Reports: UNI355342-UNI3: Catalytic Hydrogenations Using First Row Transition Metals

William McNamara, College of William and Mary

Hydrogenation Results:

During our first year of funding, we have synthesized the complexes represented in Figure 1. These compounds represent a series of cobalt and iron hydrogen generation catalysts that operate at various redox potentials. With a diverse range of electrochemical potentials for hydride formation, this library of catalysts presents a very interesting group of complexes to examine for catalytic hydrogen transfer.

Figure 1. Cobalt and iron complexes as potential hydrogen transfer catalysts.

These complexes were synthesized by three undergraduate researchers and fully characterized using NMR, ESI-MS, and X-ray crystallography (for new compounds). When using isopropanol as the hydrogen source, all complexes in Figure 1 demonstrated modest activity (at best) for transfer hydrogenation of activated substrates. The substrates examined included methyl cinnamate, benzoquinone, acetophenone, and norbornene. Of these complexes, 4 showed the highest activity for the transfer hydrogenation of benzophenone (57% conversion, 200 turnovers). Although conversion was observed, these iron catalysts do not compare favorably to noble metal catalysts that have been previously reported. We then synthesized analogues of 4 (Figure 2) that had different electrochemical properties in an attempt to increase the activity of these complexes for transfer hydrogenation. Unfortunately, we found that complex 4 was the most active catalyst for all substrates tested. Ongoing research focuses on the incorporation of amine functional groups near the active site of these catalysts.
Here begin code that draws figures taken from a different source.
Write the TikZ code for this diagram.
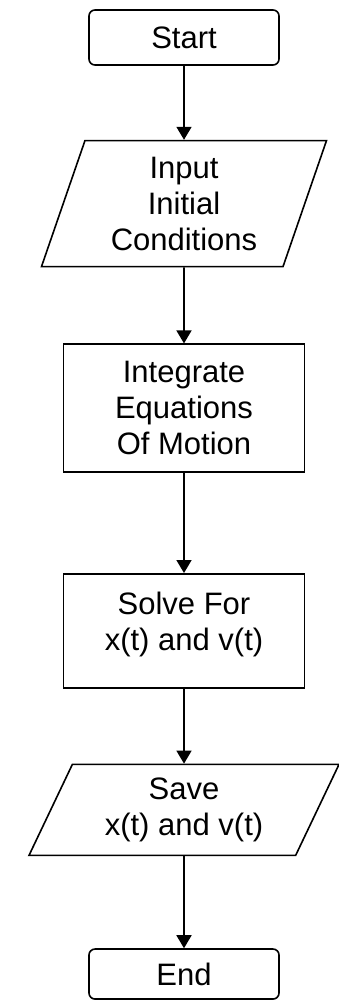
\documentclass[tikz,border=0pt]{standalone}
\usepackage{fontspec}
\setmainfont{Liberation Sans}
\usetikzlibrary{positioning,shapes.geometric,arrows.meta}

\begin{document}
\begin{tikzpicture}[x=1pt,y=1pt,
  every node/.style={font=\fontsize{31}{36}\selectfont,align=center,inner sep=2pt},
  terminal/.style={draw,line width=1.6pt,rounded corners=6pt,minimum width=190pt,minimum height=55pt},
  process/.style={draw,line width=1.6pt,minimum width=241pt},
  io/.style={draw,line width=1.6pt,trapezium,trapezium stretches body},
  flow/.style={line width=1.6pt,-{Triangle[length=13pt,width=15pt]}}]
  \useasboundingbox (0,0) rectangle (339,-1000);
  \node [terminal] (start) at (184,-37.5) {Start};
  \node [io,trapezium left angle=66,trapezium right angle=114,minimum width=285pt,minimum height=126pt,below=74pt of start] (input) {Input\\Initial\\Conditions};
  \node [process,minimum height=128pt,below=76pt of input] (integrate) {Integrate\\Equations\\Of Motion};
  \node [process,minimum height=114pt,below=100pt of integrate] (solve) {Solve For\\x(t) and v(t)\\[-16pt]~};
  \node [io,trapezium left angle=57.5,trapezium right angle=122.5,minimum width=310pt,minimum height=91pt,below=75pt of solve] (save) {Save\\x(t) and v(t)};
  \node [terminal,minimum height=50pt,below=92pt of save] (end) {End};
  \draw [flow] (start) -- (input);
  \draw [flow] (input) -- (integrate);
  \draw [flow] (integrate) -- (solve);
  \draw [flow] (solve) -- (save);
  \draw [flow] (save) -- (end);
\end{tikzpicture}
\end{document}
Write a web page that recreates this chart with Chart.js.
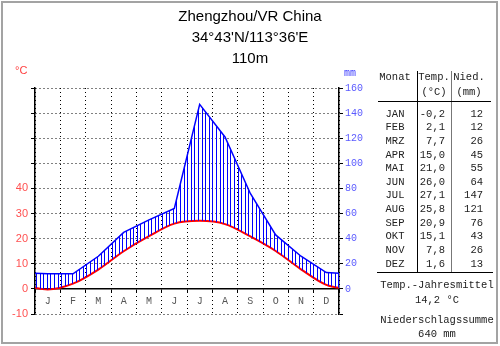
<!DOCTYPE html>
<html>
<head>
<meta charset="utf-8">
<script src="https://cdn.jsdelivr.net/npm/chart.js@4/dist/chart.umd.min.js"></script>
<style>
  html, body { margin: 0; padding: 0; background: #fff; }
  #wrap { position: relative; width: 500px; height: 346px; overflow: hidden; background: #fff; }
  #frame { position: absolute; left: 1px; top: 1px; width: 497px; height: 343px; box-sizing: border-box; border: 2px solid #a3a3a3; pointer-events: none; }
  #c { position: absolute; left: 0; top: 0; }
  .t { position: absolute; white-space: pre; }
  .title { font: 15px "Liberation Sans", Arial, sans-serif; color: #000; line-height: 18px; height: 18px; }
  .mono { font-family: "Liberation Mono", "Courier New", monospace; font-size: 10.5px; color: #222; line-height: 12px; height: 12px; }
  .rule { position: absolute; }
</style>
</head>
<body>
<div id="wrap">
  <canvas id="c" width="370" height="346"></canvas>
  <div id="overlay"></div>
  <div id="frame"></div>
</div>
<script>
// Zhengzhou climate normals
const station = ['Zhengzhou/VR China', "34°43'N/113°36'E", '110m'];
const months = ['JAN', 'FEB', 'MRZ', 'APR', 'MAI', 'JUN', 'JUL', 'AUG', 'SEP', 'OKT', 'NOV', 'DEZ'];
const monthLetters = ['J', 'F', 'M', 'A', 'M', 'J', 'J', 'A', 'S', 'O', 'N', 'D'];
const temperature = [-0.2, 2.1, 7.7, 15.0, 21.0, 26.0, 27.1, 25.8, 20.9, 15.1, 7.8, 1.6];   // °C
const precipitation = [12, 12, 26, 45, 55, 64, 147, 121, 76, 43, 26, 13];                  // mm
const tempLabelMax = 40;      // left axis labelled from -10 up to 40 °C
const precLabelMin = 0;       // right axis labelled from 0 mm upwards

// Monthly values sit at month centres; the year wraps around at both ends.
function cyclic(values) {
  const n = values.length;
  const pts = [{ x: -0.5, y: values[n - 1] }];
  values.forEach((v, i) => pts.push({ x: i + 0.5, y: v }));
  pts.push({ x: n + 0.5, y: values[0] });
  return pts;
}

const canvas = document.getElementById('c');
const ctx = canvas.getContext('2d');

// vertical blue hatching for the humid season
function hatchPattern() {
  const tile = document.createElement('canvas');
  tile.width = 18; tile.height = 4;
  const g = tile.getContext('2d');
  g.fillStyle = '#0000ff';
  [0, 4, 7, 11, 14].forEach(x => g.fillRect(x, 0, 1, 4));
  return ctx.createPattern(tile, 'repeat');
}

const dotted = [1, 3];

new Chart(ctx, {
  type: 'line',
  data: {
    labels: monthLetters,
    datasets: [
      {
        label: 'Niederschlag',
        data: cyclic(precipitation),
        xAxisID: 'xv', yAxisID: 'y2',
        borderColor: '#0000ff', borderWidth: 1.5,
        backgroundColor: hatchPattern(),
        fill: { target: 1 },
        pointRadius: 0, tension: 0, clip: 0
      },
      {
        label: 'Temperatur',
        data: cyclic(temperature),
        xAxisID: 'xv', yAxisID: 'y',
        borderColor: '#ff0000', borderWidth: 2,
        fill: false,
        pointRadius: 0, cubicInterpolationMode: 'monotone', clip: 0
      }
    ]
  },
  options: {
    responsive: false,
    animation: false,
    devicePixelRatio: 1,
    layout: { padding: { top: 88, bottom: 32, left: 0, right: 0 } },
    plugins: { legend: { display: false }, tooltip: { enabled: false } },
    scales: {
      xv: { type: 'linear', min: 0, max: 12, display: false },
      x: {
        type: 'category',
        position: { y: 0 },
        offset: true,
        grid: { offset: true, color: '#000', lineWidth: 1, tickLength: 3, tickBorderDash: [] },
        border: { color: '#000', width: 1.5, dash: dotted },
        ticks: {
          color: '#555', padding: 3, autoSkip: false, maxRotation: 0,
          font: { family: '"Liberation Mono", monospace', size: 10 }
        }
      },
      y: {
        position: 'left', min: -10, max: 80,
        afterFit: s => { s.width = 35; },
        grid: { color: '#000', lineWidth: 1, tickLength: 4, tickBorderDash: [] },
        border: { color: '#000', width: 1.5, dash: dotted },
        ticks: {
          stepSize: 10, padding: 3, color: '#ff5050',
          font: { family: '"Liberation Sans", Arial, sans-serif', size: 11 },
          callback: v => (v <= tempLabelMax ? v : '')
        }
      },
      y2: {
        position: 'right', min: -20, max: 160,
        afterFit: s => { s.width = 31; },
        grid: { drawOnChartArea: false, color: '#000', lineWidth: 1, tickLength: 4 },
        border: { color: '#000', width: 1.5 },
        ticks: {
          stepSize: 20, padding: 2, color: '#5a5aff',
          font: { family: '"Liberation Mono", monospace', size: 10 },
          callback: v => (v >= precLabelMin ? v : '')
        }
      }
    }
  }
});

// ---- texts and climate table ----
const overlay = document.getElementById('overlay');
function put(text, x, yc, align, cls, style) {
  const el = document.createElement('div');
  el.className = 't ' + cls;
  el.textContent = text;
  const h = cls === 'title' ? 9 : 5.4;
  el.style.top = (yc - h) + 'px';
  el.style.left = x + 'px';
  if (align === 'c') el.style.transform = 'translateX(-50%)';
  if (align === 'r') el.style.transform = 'translateX(-100%)';
  if (style) Object.assign(el.style, style);
  overlay.appendChild(el);
}
function rule(x, y, w, h, color) {
  const el = document.createElement('div');
  el.className = 'rule';
  Object.assign(el.style, { left: x + 'px', top: y + 'px', width: w + 'px', height: h + 'px', background: color });
  overlay.appendChild(el);
}
const fmt = v => v.toFixed(1).replace('.', ',');

put(station[0], 250, 15.5, 'c', 'title');
put(station[1], 250, 37, 'c', 'title');
put(station[2], 250, 57.5, 'c', 'title');

put('°C', 15, 73, 'l', 'title', { font: '11px "Liberation Sans", Arial, sans-serif', color: '#ff4040' });
put('mm', 344, 73, 'l', 'mono', { fontSize: '10px', color: '#3c3cff' });

// table header
put('Monat', 395, 76, 'c', 'mono');
put('Temp.', 434, 76, 'c', 'mono');
put('(°C)', 434, 91, 'c', 'mono');
put('Nied.', 469, 76, 'c', 'mono');
put('(mm)', 469, 91, 'c', 'mono');
rule(417, 71, 1, 201, '#000');
rule(451, 71, 1, 201, '#777');
rule(378, 101, 113, 1, '#000');
rule(377, 272, 116, 1, '#000');

months.forEach((m, i) => {
  const y = 113 + i * 13.64;
  put(m, 395, y, 'c', 'mono');
  put(fmt(temperature[i]), 445, y, 'r', 'mono');
  put(String(precipitation[i]), 483, y, 'r', 'mono');
});

const meanT = temperature.reduce((a, b) => a + b, 0) / temperature.length;
const sumP = precipitation.reduce((a, b) => a + b, 0);
put('Temp.-Jahresmittel', 437, 284, 'c', 'mono');
put(fmt(meanT) + ' °C', 437, 299, 'c', 'mono');
put('Niederschlagssumme', 437, 319, 'c', 'mono');
put(sumP + ' mm', 437, 333, 'c', 'mono');
</script>
</body>
</html>
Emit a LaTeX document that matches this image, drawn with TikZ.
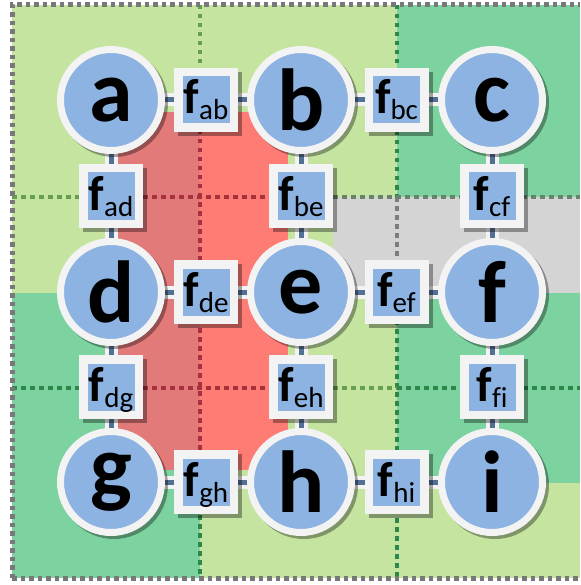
\documentclass[tikz,border=0pt]{standalone}
\usepackage{fontspec}
\setmainfont{Carlito}[Ligatures=NoCommon]
\usetikzlibrary{calc}
\pgfdeclarelayer{back}
\pgfdeclarelayer{conn}
\pgfsetlayers{back,conn,main}
\definecolor{lgreen}{RGB}{196,228,160}
\definecolor{mgreen}{RGB}{125,211,160}
\definecolor{greyreg}{RGB}{212,212,212}
\definecolor{dred}{RGB}{226,122,122}
\definecolor{lred}{RGB}{255,124,116}
\definecolor{nodeblue}{RGB}{141,179,226}
\definecolor{nodewhite}{RGB}{243,243,243}
\definecolor{dotgreen}{RGB}{100,160,80}
\definecolor{dotdgreen}{RGB}{45,135,75}
\definecolor{dotred}{RGB}{165,50,60}
\definecolor{dotgray}{RGB}{125,125,125}
\definecolor{dotmix}{RGB}{105,130,108}
\definecolor{bordergray}{RGB}{120,120,120}
\definecolor{coreblue}{RGB}{82,112,148}
\newcommand{\flab}[1]{{\fontsize{49}{49}\selectfont\bfseries f}{\fontsize{29}{29}\selectfont\raisebox{-6pt}{#1}}}
\tikzset{
  var/.style={circle, fill=nodeblue, draw=nodewhite, line width=7pt, minimum size=101pt, inner sep=0pt, font=\fontsize{88}{88}\selectfont\bfseries},
  fac/.style={rectangle, fill=nodeblue, draw=nodewhite, line width=8.5pt, minimum size=55.5pt, inner sep=0pt, text height=33pt, text depth=5pt},
  gridline/.style={line width=4.5pt, dash pattern=on 4.5pt off 4.5pt},
  borderline/.style={line width=5pt, dash pattern=on 4.5pt off 4pt, draw=bordergray},
  conwhite/.style={draw=nodewhite, line width=13pt},
  concore/.style={draw=coreblue, line width=5pt},
  shadowc/.style={fill=black, fill opacity=0.35}
}
\begin{document}
\begin{tikzpicture}[x=1pt,y=-1pt]
\useasboundingbox (0,0) rectangle (580,585);
% variable nodes
\node[var] (a) at (111,100) {a};
\node[var] (b) at (301,100) {b};
\node[var] (c) at (492,100) {c};
\node[var] (d) at (111,292) {d};
\node[var] (e) at (301,292) {e};
\node[var] (f) at (492,292) {f};
\node[var] (g) at (111,482) {g};
\node[var] (h) at (301,482) {h};
\node[var] (i) at (492,482) {i};
% factor nodes
\node[fac] (fab) at ($(a)!0.5!(b)$) {\flab{ab}};
\node[fac] (fbc) at ($(b)!0.5!(c)$) {\flab{bc}};
\node[fac] (fde) at ($(d)!0.5!(e)$) {\flab{de}};
\node[fac] (fef) at ($(e)!0.5!(f)$) {\flab{ef}};
\node[fac] (fgh) at ($(g)!0.5!(h)$) {\flab{gh}};
\node[fac] (fhi) at ($(h)!0.5!(i)$) {\flab{hi}};
\node[fac] (fad) at ($(a)!0.5!(d)$) {\flab{ad}};
\node[fac] (fbe) at ($(b)!0.5!(e)$) {\flab{be}};
\node[fac] (fcf) at ($(c)!0.5!(f)$) {\flab{cf}};
\node[fac] (fdg) at ($(d)!0.5!(g)$) {\flab{dg}};
\node[fac] (feh) at ($(e)!0.5!(h)$) {\flab{eh}};
\node[fac] (ffi) at ($(f)!0.5!(i)$) {\flab{fi}};
\begin{pgfonlayer}{back}
  % background regions
  \fill[lgreen] (12,5) rectangle (580,578);
  \fill[mgreen] (397,5) rectangle (580,197);
  \fill[mgreen] (12,293) rectangle (200,578);
  \fill[greyreg] (333,197) rectangle (580,293);
  \fill[mgreen] (397,293) rectangle (580,483);
  \fill[dred] (116,112) rectangle (200,470);
  \fill[lred] (200,112) rectangle (288,470);
  % dotted grid
  \draw[gridline, dotgreen] (200,5) -- (200,112);
  \draw[gridline, dotred] (200,112) -- (200,470);
  \draw[gridline, dotdgreen] (200,470) -- (200,578);
  \draw[gridline, dotdgreen] (397,5) -- (397,197);
  \draw[gridline, dotgray] (397,197) -- (397,293);
  \draw[gridline, dotdgreen] (397,293) -- (397,578);
  \draw[gridline, dotgreen] (12,197) -- (116,197);
  \draw[gridline, dotred] (116,197) -- (288,197);
  \draw[gridline, dotgreen] (288,197) -- (333,197);
  \draw[gridline, dotmix] (333,197) -- (580,197);
  \draw[gridline, dotdgreen] (12,388) -- (116,388);
  \draw[gridline, dotred] (116,388) -- (288,388);
  \draw[gridline, dotgreen] (288,388) -- (397,388);
  \draw[gridline, dotdgreen] (397,388) -- (580,388);
  % outer border
  \draw[borderline] (12,578) -- (12,5) -- (580,5);
  \draw[borderline] (12,578) -- (580,578);
\end{pgfonlayer}
\begin{pgfonlayer}{conn}
  \foreach \u/\v in {a/fab,fab/b,b/fbc,fbc/c,d/fde,fde/e,e/fef,fef/f,g/fgh,fgh/h,h/fhi,fhi/i,
                     a/fad,fad/d,b/fbe,fbe/e,c/fcf,fcf/f,d/fdg,fdg/g,e/feh,feh/h,f/ffi,ffi/i}{
    \draw[conwhite] (\u.center) -- (\v.center);
  }
  \foreach \u/\v in {a/fab,fab/b,b/fbc,fbc/c,d/fde,fde/e,e/fef,fef/f,g/fgh,fgh/h,h/fhi,fhi/i,
                     a/fad,fad/d,b/fbe,fbe/e,c/fcf,fcf/f,d/fdg,fdg/g,e/feh,feh/h,f/ffi,ffi/i}{
    \draw[concore] (\u.center) -- (\v.center);
  }
  \foreach \n in {a,b,c,d,e,f,g,h,i}{
    \fill[shadowc] ([shift={(3,3)}]\n.center) circle[radius=54pt];
  }
  \foreach \n in {fab,fbc,fde,fef,fgh,fhi,fad,fbe,fcf,fdg,feh,ffi}{
    \fill[shadowc] ([shift={(4,4)}]\n.north west) rectangle ([shift={(4,4)}]\n.south east);
  }
\end{pgfonlayer}
\end{tikzpicture}
\end{document}
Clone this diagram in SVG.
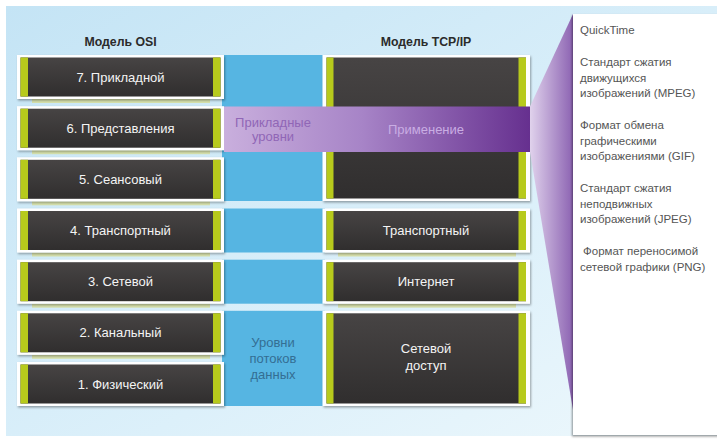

Figure 2. Iron polypyridyl complexes.

Proton Reduction Results:

With complex 4, 8, and 9 already synthesized and fully characterized for use in transfer hydrogenation catalysis, we also tested their applicability as photocatalysts for proton reduction catalysis. We found that when paired with fluorescein as a chromophore and triethylamine as the sacrificial electron donor, these systems generate hydrogen for over 24 hours, achieving turnovers greater 2000 with respect to catalyst. This system is both highly active and stable for hydrogen generation using visible light.

Figure 3. Hydrogen evolution over 24 hour period in photochemical systems comparing 4 (blue), 8 (purple), and 9 (red) at their optimal conditions. Blue: 2 μM 4, with 1.9 mM Fl in 1:1 water:ethanol with 5% TEA. Red and Purple: 2 μM 8 (purple) or 9 (red), with 1.8 mM Fl in 1:1 water:ethanol with 5% TEA

Impact

This ACS-PRF grant provided the necessary funding to jumpstart our project on transfer hydrogenation chemistry using first-row metal complexes. It has allowed my group to purchase the materials needed to conduct this research. Furthermore, this grant has provided support for two undergraduate summer students (Mariah Frank and Joshua Tubb) to conduct research in this area during the summer of 2016. Another student (Teri Liu) was not funded directly by the grant, but worked during the summer of 2016 on this project. A poster on this research was presented by the PI at the Organometallics Gordon Research Conference during the summer of 2016. The PI will also give an oral presentation of this research at the South East Regional Meeting of the ACS (SERMACS) in October, 2016. Two undergraduate students will also present posters at SERMACS on this work in October, 2016. The research experience helped the summer students learn critical thinking skills as well as specific chemical techniques such as NMR, IR, UV-Vis, electrochemistry, and X-ray crystallography. Both Joshua Tubb and Teri Liu are currently applying to graduate schools to pursue a PhD in chemistry upon graduation in the spring. During the first year of funding, our work has been published in Polyhedron, Dalton Transactions, and Inorganic Chemistry.

Future Directions

Our group is currently synthesizing variations of our iron catalysts that contain amine functional groups that are in close proximity to the active site of the catalyst. Pendant amines have been found to increase the activity of certain ruthenium catalysts for transfer hydrogenation. Once synthesized, the pendant amine catalysts will be used for transfer hydrogenation catalysis of ketones and alkenes. H2 oxidation using these complexes will also be examined using electrochemical techniques.